Nessa proposta, estão "Azeite, Limão e Sal", sobre contemplação de relações e o afetivo ligado à comida, e "Como o Sol da Manhã", uma tentativa de explicar as coisas do mundo para o filho Sereno. Já "Corpo de uma Flor" começou a ser feita há quase quatro anos, em mais uma parceria com Martins.

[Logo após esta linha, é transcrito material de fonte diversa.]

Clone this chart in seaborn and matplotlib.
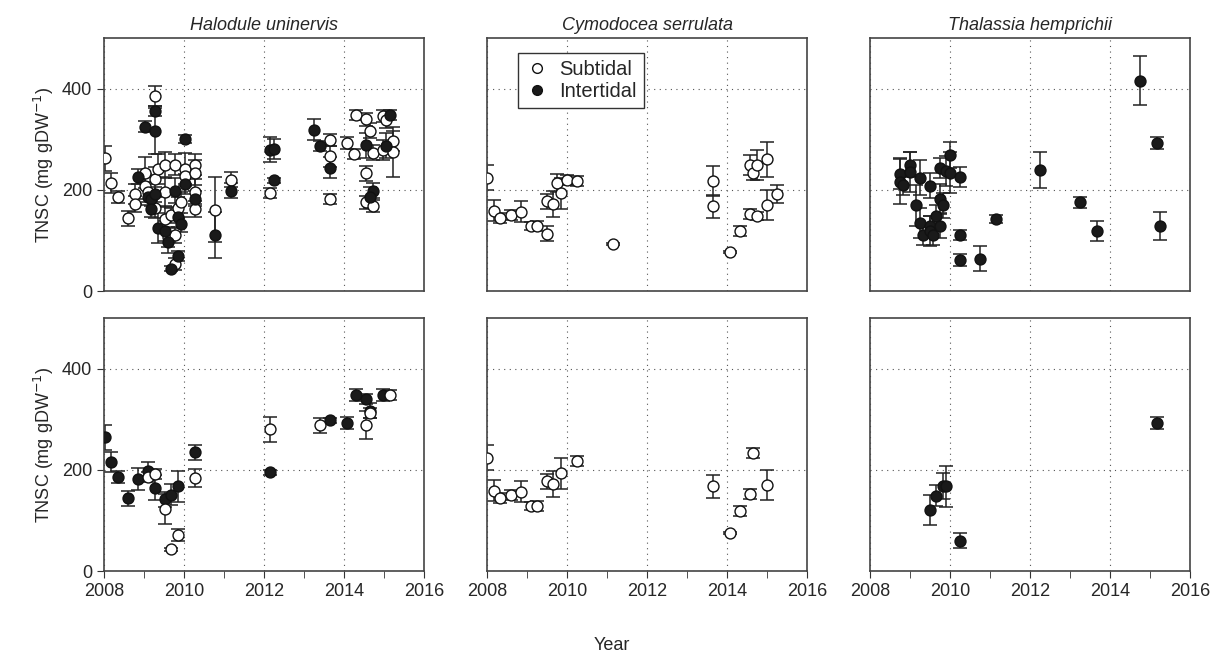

Um outro fator que influenciou a própria dinâmica de criação da artista foi a experiência em "Dorinha, Meu Amor", parceria com João Falcão que uniu música e dramaturgia num estilo de teatro de revista. "Desde então eu sabia que meus próximos trabalhos teriam um outro teor, no sentido de cantar minhas músicas. Eu entrei em um processo de entender como era importante o meu texto e 'ver o mundo' através das minhas canções. Nesse momento alguma coisa passou por mim, essa necessidade de ouvir a música como intérprete."
Próximo álbum
Para lançar seu segundo disco de inéditas, Isadora espera um momento mais seguro para viajar. “Para quem trabalha com canções, esse foi um momento muito difícil. São dois anos sem fazer show. Houve uma política de integração, articulação de artistas, pois vivemos também um boicote a essa categoria, a exemplo do sucateamento da Lei Rouanet e dos equipamentos que promovem a circulação e fomento da cultura. Existe um projeto de silenciamento. É muito importante ter essa retomada, mas ainda me sinto inseguro. Estamos todos aguardando esse momento”, finaliza.
Clipe
Junto com o EP, foi lançado no YouTube o clipe da faixa “Todo Ar”. O vídeo foi dirigido por Luara Olívia, fotógrafa e filmmaker recifense que já trabalhou com Sofia Freire, Barro, Flaira Ferro, Samico e Larissa Lisboa. Com Isadora, o conceito para ilustrar a canção foi colocá-la numa posição de contrastes entre prazer e dor. O videoclipe mostra a cantora destruindo numa mesa de café da manhã, posta sob a luz do sol.